More than 80 knives deposited in Sudbury during ‘Bin a Blade’ campaign

Holly Watson from Sudbury, helping to launch knife amnetsy campaign 'Bin a Blade', pictured with Cheif Inspector Martin Barnes-Smith.
Holly Watson from Sudbury, helping to launch knife amnetsy campaign 'Bin a Blade', pictured with Cheif Inspector Martin Barnes-Smith.

Eighty-five knives and bladed items were given up in Sudbury as part of a successful week of action by Suffolk Constabulary last month to crack down on knife crime.

Operation Sceptre, which took place between Monday, July 17 and Sunday, July 23, aimed to highlight the risks that carrying a bladed weapon can bring, as well as target offenders who use and carry knives.

As part of the ‘Bin a Blade’ campaign, Suffolk residents were also urged to deposit knives into amnesty bins across Suffolk, which resulted in hundreds of bladed items being handed in.

Superintendent Simon Mills, who was in charge of the operation, said: “Operation Sceptre is part of our ongoing proactive work across Suffolk to take knives off the streets and out of the hands of offenders.

“The relatively small numbers of weapons recovered and the limited number of arrests for possession of knives during this period points to the success of previous work.

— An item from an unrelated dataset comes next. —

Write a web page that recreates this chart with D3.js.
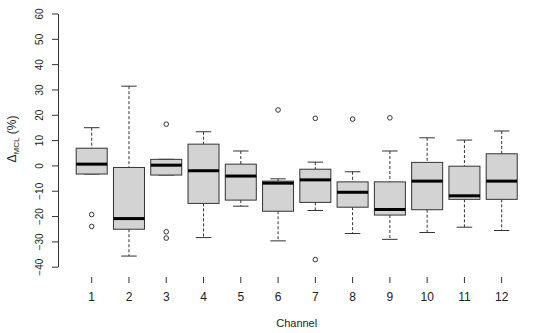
<!DOCTYPE html>
<html>
<head>
<meta charset="utf-8">
<script src="https://cdn.jsdelivr.net/npm/d3@7"></script>
<style>
  body { margin: 0; background: #fff; }
  text { font-family: "Liberation Sans", Arial, sans-serif; fill: #222; }
</style>
</head>
<body>
<svg id="chart" width="550" height="333"></svg>
<script>
// boxplot stats
var channels = ['1', '2', '3', '4', '5', '6', '7', '8', '9', '10', '11', '12'];
var whiskerLow  = [-3.4, -35.8, -3.8, -28.5, -16.1, -29.8, -17.8, -26.9, -29.2, -26.5, -24.4, -25.7];
var q1          = [-3.4, -25.2, -3.8, -15.0, -13.7, -18.1, -14.6, -16.5, -19.6, -17.5, -13.4, -13.4];
var median      = [0.5, -21.0, 0.1, -2.1, -4.2, -7.0, -5.7, -10.6, -17.4, -6.2, -12.0, -6.2];
var q3          = [6.8, -0.8, 2.4, 8.4, 0.5, -6.2, -1.5, -6.5, -6.5, 1.2, -0.3, 4.6];
var whiskerHigh = [14.9, 31.3, 2.4, 13.3, 5.7, -5.3, 1.3, -2.5, 5.7, 10.9, 10.0, 13.6];
var outliers    = [[-19.4, -24.1], [], [16.3, -26.2, -28.7], [], [], [21.9], [18.6, -37.2], [18.3], [18.8], [], [], []];
var yTicks = [-40, -30, -20, -10, 0, 10, 20, 30, 40, 50, 60];

var svg = d3.select('#chart');

var x = d3.scalePoint().domain(channels).range([91.7, 501.7]);
var y = d3.scaleLinear().domain([-40, 60]).range([266.7, 13.5]);
var boxW = 31;

// y axis
var yAxis = svg.append('g')
	.attr('transform', 'translate(58,0)')
	.call(d3.axisLeft(y).tickValues(yTicks).tickSize(6).tickSizeOuter(0));
yAxis.select('.domain').attr('stroke', '#333');
yAxis.selectAll('.tick line').attr('stroke', '#333');
yAxis.selectAll('.tick text')
	.attr('transform', 'rotate(-90)')
	.attr('x', 0)
	.attr('y', -15)
	.attr('dy', null)
	.attr('text-anchor', 'middle')
	.style('font-family', '"Liberation Sans", Arial, sans-serif')
	.style('font-size', '10px')
	.attr('fill', '#444');

// x ticks, no axis line
svg.selectAll('.xtick')
	.data(channels)
	.enter()
	.append('line')
	.attr('x1', function(d) { return x(d); })
	.attr('x2', function(d) { return x(d); })
	.attr('y1', 277)
	.attr('y2', 283)
	.attr('stroke', '#333');

svg.selectAll('.xlabel')
	.data(channels)
	.enter()
	.append('text')
	.attr('x', function(d) { return x(d); })
	.attr('y', 301)
	.attr('text-anchor', 'middle')
	.style('font-size', '12px')
	.text(function(d) { return d; });

svg.append('text')
	.attr('x', x('6') + (x('7') - x('6')) / 2)
	.attr('y', 327)
	.attr('text-anchor', 'middle')
	.style('font-size', '11px')
	.text('Channel');

var ytitle = svg.append('text')
	.attr('transform', 'translate(16,139) rotate(-90)')
	.attr('text-anchor', 'middle')
	.style('font-size', '12px');
ytitle.append('tspan').text('Δ');
ytitle.append('tspan').attr('dy', 3).style('font-size', '8px').text('MCL');
ytitle.append('tspan').attr('dy', -3).text(' (%)');

// boxes
var g = svg.selectAll('.box')
	.data(channels)
	.enter()
	.append('g');

g.append('line')
	.attr('x1', function(d) { return x(d); })
	.attr('x2', function(d) { return x(d); })
	.attr('y1', function(d, i) { return y(whiskerHigh[i]); })
	.attr('y2', function(d, i) { return y(q3[i]); })
	.attr('stroke', '#333')
	.attr('stroke-dasharray', '3,2');

g.append('line')
	.attr('x1', function(d) { return x(d); })
	.attr('x2', function(d) { return x(d); })
	.attr('y1', function(d, i) { return y(q1[i]); })
	.attr('y2', function(d, i) { return y(whiskerLow[i]); })
	.attr('stroke', '#333')
	.attr('stroke-dasharray', '3,2');

g.append('line')
	.attr('x1', function(d) { return x(d) - boxW / 4; })
	.attr('x2', function(d) { return x(d) + boxW / 4; })
	.attr('y1', function(d, i) { return y(whiskerHigh[i]); })
	.attr('y2', function(d, i) { return y(whiskerHigh[i]); })
	.attr('stroke', '#333');

g.append('line')
	.attr('x1', function(d) { return x(d) - boxW / 4; })
	.attr('x2', function(d) { return x(d) + boxW / 4; })
	.attr('y1', function(d, i) { return y(whiskerLow[i]); })
	.attr('y2', function(d, i) { return y(whiskerLow[i]); })
	.attr('stroke', '#333');

g.append('rect')
	.attr('x', function(d) { return x(d) - boxW / 2; })
	.attr('width', boxW)
	.attr('y', function(d, i) { return y(q3[i]); })
	.attr('height', function(d, i) { return y(q1[i]) - y(q3[i]); })
	.attr('fill', '#d3d3d3')
	.attr('stroke', '#333');

g.append('line')
	.attr('x1', function(d) { return x(d) - boxW / 2; })
	.attr('x2', function(d) { return x(d) + boxW / 2; })
	.attr('y1', function(d, i) { return y(median[i]); })
	.attr('y2', function(d, i) { return y(median[i]); })
	.attr('stroke', '#000')
	.attr('stroke-width', 3);

g.selectAll('circle')
	.data(function(d, i) { return outliers[i].map(function(v) { return {c: d, v: v}; }); })
	.enter()
	.append('circle')
	.attr('cx', function(d) { return x(d.c); })
	.attr('cy', function(d) { return y(d.v); })
	.attr('r', 2.3)
	.attr('fill', 'none')
	.attr('stroke', '#333');
</script>
</body>
</html>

“There is no excuse to carry a knife in Suffolk. Knife crime can have devastating consequences and if you are found illegally in possession of a knife you will be arrested, could be put before the court and brought to justice.”

Suffolk’s Police and Crime Commissioner Tim Passmore added: “We need to do all we can through education, peer pressure, policing and sentencing to make it absolutely clear that it’s never acceptable for a person to carry a knife or weapon. I find it really disappointing that anyone carries a blade of any kind.

“I encourage anyone who has a knife or weapon to dispose of them responsibly and immediately.

“Ultimately it is about making Suffolk as safe as possible.”